What to work on →
Identify and reproduce every line holding the string "this".

Data section →
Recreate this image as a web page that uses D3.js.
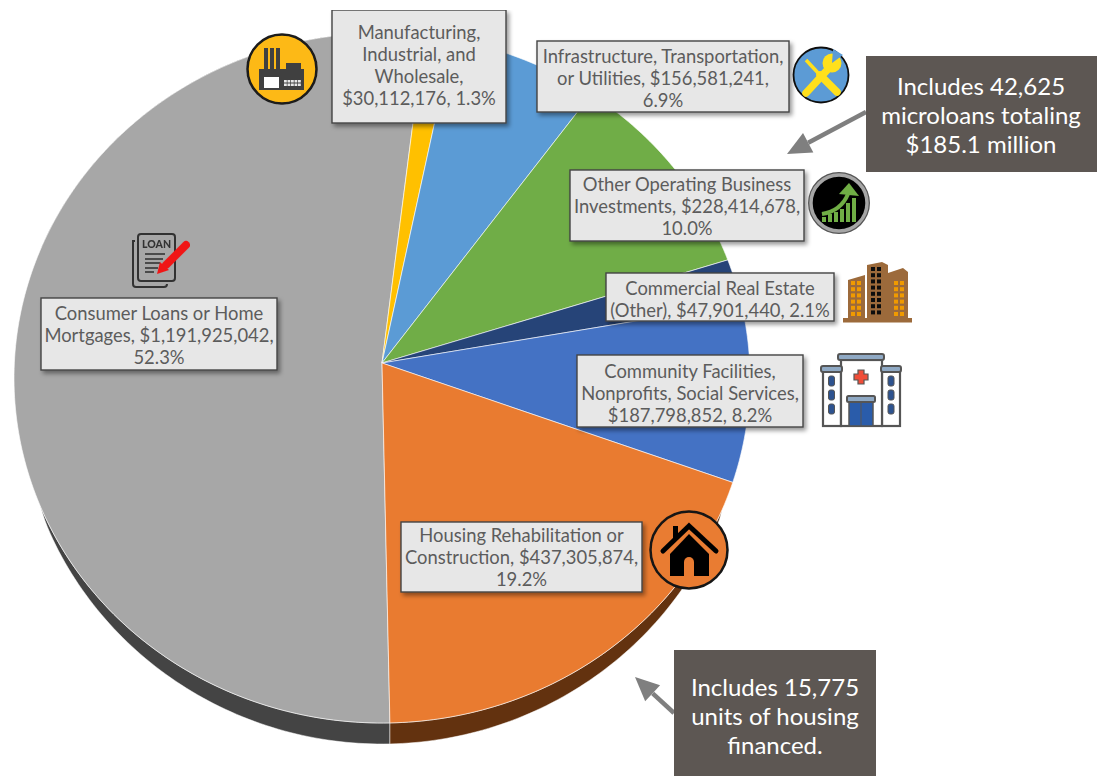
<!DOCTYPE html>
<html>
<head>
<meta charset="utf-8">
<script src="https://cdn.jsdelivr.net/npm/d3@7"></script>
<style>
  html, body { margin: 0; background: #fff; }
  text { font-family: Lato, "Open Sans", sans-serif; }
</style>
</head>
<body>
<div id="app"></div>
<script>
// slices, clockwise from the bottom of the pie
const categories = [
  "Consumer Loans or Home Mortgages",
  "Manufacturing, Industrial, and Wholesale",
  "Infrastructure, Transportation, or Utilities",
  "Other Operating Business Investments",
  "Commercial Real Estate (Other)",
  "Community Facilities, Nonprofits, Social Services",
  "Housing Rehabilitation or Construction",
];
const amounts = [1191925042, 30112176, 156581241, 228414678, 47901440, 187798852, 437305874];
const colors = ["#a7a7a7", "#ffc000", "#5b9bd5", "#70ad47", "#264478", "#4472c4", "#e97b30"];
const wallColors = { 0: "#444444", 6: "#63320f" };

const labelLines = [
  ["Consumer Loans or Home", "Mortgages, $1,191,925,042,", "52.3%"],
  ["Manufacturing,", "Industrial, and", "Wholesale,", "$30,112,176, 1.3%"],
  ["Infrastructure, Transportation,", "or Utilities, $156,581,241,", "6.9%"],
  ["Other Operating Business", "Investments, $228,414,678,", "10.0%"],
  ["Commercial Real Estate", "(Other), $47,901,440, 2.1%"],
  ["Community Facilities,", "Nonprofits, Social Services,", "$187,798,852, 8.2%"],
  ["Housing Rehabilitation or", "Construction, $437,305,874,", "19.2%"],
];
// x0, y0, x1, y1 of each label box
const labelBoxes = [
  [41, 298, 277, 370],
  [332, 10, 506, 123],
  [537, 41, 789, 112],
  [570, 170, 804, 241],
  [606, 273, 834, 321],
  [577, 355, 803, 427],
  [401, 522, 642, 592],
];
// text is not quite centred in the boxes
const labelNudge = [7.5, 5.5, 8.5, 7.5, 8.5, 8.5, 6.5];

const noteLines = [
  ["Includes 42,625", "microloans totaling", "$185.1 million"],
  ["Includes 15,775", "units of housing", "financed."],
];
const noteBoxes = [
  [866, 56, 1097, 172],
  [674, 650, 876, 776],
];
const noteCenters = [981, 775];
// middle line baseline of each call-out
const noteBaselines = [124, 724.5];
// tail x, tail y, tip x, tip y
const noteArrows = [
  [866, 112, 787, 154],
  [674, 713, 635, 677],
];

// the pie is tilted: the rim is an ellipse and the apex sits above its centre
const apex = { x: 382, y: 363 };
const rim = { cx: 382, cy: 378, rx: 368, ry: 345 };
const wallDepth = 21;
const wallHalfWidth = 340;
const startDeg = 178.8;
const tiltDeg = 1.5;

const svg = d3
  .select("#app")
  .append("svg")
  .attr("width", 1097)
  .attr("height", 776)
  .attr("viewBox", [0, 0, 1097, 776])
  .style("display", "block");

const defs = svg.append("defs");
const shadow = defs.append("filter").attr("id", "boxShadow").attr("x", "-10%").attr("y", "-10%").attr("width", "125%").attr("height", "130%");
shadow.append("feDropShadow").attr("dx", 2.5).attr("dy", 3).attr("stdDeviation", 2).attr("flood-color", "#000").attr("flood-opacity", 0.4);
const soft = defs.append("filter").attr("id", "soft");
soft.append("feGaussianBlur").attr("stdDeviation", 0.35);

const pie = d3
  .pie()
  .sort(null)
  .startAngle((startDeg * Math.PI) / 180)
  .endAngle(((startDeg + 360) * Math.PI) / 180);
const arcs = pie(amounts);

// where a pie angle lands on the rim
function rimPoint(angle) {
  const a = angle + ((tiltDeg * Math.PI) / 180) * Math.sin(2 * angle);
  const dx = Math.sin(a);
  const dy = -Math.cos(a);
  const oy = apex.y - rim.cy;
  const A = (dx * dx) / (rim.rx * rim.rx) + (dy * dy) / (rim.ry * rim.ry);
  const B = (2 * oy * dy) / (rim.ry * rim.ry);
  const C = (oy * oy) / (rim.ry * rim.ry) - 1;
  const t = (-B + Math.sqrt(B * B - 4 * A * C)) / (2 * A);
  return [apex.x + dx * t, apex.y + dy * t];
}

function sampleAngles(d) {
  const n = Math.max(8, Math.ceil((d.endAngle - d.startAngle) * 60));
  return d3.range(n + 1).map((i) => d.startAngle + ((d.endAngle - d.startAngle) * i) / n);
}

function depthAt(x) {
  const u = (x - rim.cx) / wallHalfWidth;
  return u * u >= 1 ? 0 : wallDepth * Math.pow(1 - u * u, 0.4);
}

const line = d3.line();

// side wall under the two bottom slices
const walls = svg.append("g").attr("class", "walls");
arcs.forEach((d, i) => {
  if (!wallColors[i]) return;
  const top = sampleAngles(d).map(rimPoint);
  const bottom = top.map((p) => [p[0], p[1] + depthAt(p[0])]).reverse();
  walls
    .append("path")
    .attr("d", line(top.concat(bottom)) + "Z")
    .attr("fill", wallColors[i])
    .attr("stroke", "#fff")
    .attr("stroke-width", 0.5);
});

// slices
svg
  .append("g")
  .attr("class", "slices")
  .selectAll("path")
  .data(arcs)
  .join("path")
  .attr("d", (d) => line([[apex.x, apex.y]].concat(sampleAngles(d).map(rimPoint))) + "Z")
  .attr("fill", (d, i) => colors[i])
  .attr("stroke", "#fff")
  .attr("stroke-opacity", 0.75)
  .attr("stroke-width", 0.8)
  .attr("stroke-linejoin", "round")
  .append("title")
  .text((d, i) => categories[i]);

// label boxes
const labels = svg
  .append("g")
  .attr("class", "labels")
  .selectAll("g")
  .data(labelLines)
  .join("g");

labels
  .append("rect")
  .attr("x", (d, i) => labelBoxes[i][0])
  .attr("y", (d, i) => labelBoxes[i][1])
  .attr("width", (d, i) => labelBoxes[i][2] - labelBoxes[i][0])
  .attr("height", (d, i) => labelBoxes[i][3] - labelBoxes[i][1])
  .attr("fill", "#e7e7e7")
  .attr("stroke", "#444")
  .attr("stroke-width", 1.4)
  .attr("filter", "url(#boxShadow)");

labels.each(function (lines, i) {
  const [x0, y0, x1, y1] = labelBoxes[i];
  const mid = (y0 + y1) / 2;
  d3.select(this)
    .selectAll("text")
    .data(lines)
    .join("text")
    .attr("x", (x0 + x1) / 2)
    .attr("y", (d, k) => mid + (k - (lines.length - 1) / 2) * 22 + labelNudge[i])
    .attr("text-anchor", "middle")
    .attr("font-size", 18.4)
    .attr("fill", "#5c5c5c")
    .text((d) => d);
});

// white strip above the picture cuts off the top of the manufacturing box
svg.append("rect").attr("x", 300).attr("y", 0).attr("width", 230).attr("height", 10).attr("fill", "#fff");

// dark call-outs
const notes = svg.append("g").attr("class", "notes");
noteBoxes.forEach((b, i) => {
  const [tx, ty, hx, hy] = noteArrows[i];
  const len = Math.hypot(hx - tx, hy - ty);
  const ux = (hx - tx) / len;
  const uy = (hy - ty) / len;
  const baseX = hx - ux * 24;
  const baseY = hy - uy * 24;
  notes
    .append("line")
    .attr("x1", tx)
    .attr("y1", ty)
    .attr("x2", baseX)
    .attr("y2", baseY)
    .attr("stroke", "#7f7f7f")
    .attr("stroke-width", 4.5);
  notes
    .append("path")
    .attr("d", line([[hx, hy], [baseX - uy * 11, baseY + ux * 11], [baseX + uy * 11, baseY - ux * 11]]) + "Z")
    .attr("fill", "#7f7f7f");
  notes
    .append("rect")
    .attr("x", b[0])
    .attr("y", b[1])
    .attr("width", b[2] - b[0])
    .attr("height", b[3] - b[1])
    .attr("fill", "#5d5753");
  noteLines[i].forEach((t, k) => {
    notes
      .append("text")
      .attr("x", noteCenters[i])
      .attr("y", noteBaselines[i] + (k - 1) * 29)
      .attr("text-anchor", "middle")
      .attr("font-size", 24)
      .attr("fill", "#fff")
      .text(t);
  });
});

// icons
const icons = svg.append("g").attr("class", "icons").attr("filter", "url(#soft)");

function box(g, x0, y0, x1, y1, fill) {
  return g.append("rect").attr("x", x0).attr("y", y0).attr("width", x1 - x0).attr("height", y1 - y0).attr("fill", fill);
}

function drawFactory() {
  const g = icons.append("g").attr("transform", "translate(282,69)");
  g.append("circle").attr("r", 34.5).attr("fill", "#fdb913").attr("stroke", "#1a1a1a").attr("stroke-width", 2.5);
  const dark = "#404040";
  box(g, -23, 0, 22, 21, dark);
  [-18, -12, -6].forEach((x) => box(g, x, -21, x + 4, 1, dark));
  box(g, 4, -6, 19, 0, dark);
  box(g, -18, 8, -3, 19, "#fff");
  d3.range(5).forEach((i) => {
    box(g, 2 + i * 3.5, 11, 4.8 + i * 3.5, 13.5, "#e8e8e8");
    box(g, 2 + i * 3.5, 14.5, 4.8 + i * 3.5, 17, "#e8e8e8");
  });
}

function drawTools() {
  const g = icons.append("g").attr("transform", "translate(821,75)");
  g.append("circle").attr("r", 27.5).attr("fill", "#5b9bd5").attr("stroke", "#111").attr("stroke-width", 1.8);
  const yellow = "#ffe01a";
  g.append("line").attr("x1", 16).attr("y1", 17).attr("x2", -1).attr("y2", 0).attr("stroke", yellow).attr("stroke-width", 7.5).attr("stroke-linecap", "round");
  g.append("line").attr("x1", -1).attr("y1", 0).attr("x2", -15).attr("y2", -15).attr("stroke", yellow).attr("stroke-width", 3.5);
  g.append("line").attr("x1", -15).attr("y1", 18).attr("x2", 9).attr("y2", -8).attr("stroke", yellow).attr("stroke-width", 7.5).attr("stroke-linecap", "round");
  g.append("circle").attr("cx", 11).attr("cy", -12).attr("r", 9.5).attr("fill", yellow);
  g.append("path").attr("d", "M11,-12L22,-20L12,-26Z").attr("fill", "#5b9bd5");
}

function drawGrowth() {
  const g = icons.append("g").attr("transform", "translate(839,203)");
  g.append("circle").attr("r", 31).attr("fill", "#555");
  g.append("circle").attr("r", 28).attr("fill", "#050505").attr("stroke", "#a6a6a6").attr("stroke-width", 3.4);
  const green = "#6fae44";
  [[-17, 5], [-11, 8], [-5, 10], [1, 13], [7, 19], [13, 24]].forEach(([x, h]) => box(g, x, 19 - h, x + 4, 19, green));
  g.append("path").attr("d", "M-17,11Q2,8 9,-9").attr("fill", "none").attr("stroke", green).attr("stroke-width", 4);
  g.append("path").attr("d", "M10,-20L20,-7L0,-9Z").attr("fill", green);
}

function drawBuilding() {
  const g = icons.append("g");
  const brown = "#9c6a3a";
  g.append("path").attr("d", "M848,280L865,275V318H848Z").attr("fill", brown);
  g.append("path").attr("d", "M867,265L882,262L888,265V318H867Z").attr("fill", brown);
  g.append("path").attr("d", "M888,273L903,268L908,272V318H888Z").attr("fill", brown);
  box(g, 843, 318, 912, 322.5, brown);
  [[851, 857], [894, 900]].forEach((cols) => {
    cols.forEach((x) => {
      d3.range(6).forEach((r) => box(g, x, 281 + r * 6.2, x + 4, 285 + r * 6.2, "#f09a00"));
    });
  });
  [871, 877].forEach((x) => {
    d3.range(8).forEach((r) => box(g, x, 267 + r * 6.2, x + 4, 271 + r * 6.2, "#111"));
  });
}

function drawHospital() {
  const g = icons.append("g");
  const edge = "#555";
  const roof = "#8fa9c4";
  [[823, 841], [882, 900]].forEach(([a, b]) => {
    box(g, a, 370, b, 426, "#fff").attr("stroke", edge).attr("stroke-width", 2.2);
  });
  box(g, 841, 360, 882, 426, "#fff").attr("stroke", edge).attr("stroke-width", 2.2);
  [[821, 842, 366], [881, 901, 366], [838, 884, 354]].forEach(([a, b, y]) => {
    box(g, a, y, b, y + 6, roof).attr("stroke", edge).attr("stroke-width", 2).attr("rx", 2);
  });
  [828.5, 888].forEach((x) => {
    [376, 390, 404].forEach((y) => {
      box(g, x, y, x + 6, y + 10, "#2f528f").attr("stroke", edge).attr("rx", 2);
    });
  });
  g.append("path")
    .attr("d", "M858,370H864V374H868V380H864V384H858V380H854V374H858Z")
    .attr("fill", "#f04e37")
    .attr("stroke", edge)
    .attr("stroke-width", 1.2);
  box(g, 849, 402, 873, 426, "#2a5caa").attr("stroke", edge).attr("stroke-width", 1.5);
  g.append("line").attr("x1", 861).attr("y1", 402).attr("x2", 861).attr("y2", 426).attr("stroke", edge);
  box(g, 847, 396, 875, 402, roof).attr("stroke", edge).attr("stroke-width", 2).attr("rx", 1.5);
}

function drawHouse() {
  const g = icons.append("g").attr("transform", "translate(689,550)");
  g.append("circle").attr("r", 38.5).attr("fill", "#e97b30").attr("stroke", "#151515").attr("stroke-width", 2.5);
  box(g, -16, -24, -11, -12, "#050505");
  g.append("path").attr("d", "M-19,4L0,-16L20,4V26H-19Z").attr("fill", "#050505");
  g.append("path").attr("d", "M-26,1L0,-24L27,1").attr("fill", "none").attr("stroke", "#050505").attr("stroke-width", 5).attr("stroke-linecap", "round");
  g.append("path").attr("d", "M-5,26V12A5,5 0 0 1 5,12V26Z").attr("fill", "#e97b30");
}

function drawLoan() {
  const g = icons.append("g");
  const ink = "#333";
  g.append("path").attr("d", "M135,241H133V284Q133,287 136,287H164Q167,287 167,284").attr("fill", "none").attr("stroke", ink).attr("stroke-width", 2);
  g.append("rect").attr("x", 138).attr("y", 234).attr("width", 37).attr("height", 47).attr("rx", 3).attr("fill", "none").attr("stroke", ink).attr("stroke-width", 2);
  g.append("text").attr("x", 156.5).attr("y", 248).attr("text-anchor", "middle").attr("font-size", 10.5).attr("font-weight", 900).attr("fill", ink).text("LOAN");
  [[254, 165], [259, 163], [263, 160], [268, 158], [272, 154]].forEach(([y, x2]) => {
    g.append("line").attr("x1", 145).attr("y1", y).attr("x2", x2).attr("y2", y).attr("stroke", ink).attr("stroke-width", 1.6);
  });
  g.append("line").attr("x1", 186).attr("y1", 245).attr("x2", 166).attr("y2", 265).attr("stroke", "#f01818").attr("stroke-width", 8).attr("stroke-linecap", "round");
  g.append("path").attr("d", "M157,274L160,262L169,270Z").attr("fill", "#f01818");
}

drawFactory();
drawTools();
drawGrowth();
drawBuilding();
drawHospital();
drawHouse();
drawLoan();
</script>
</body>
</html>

Answer below →
Recreate this image as a web page that uses D3.js.
  d3.select(this)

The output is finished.